Although not directly addressed, the hiQ court also left open the possibility that a different conclusion may be warranted if the scraped data belonged to LinkedIn and not to the users. Further, it brings into focus the important and fundamental issue regarding who owns user data that is posted on the Internet. The court found that because the LinkedIn users chose to make their profiles public, they no longer have a privacy interest in such information, which evidences that “the users quite evidently intend them to be accessed by others, including for commercial purposes ….” This does not mean, however, that the users have surrendered their property interest in their data. Indeed, the court stated that “LinkedIn has no protected property interest in the data contributed by its users, as the users retain ownership over their profiles.” Id. at 995. In other words, it is an open question whether it would have made a difference to the court if the users had assigned their ownership interest in the scraped data to LinkedIn or that users, as part of the LinkedIn terms of service, agree that LinkedIn has authorization to prohibit access to the user’s data by an automated process.

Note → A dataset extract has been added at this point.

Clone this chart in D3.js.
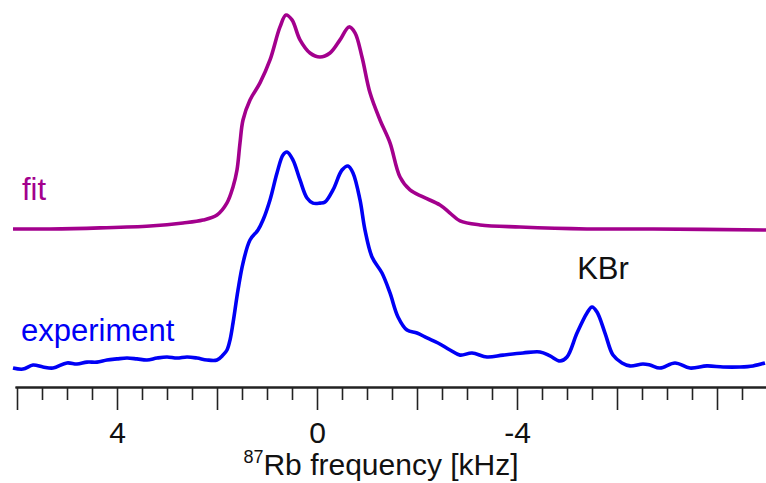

While this may present other issues, this option may provide a solution to entities that want to prevent scraping.
Time for Change
Regardless of whether one agrees with the Ninth Circuit, it is clear that the CFAA, which was originally drafted in 1986, is outdated. To put this in context, in 1986, Ronald Reagan was in his second term as president of the United States; President Obama was in his second year of law school; the World Wide Web didn’t even exist; and there were only approximately 2,000 computers connected to the Internet. Either Congress needs to amend the CFAA so it better reflects the 21st century, which seems unlikely given the present state of politics, or the Supreme Court should grant certiorari to address this very important issue.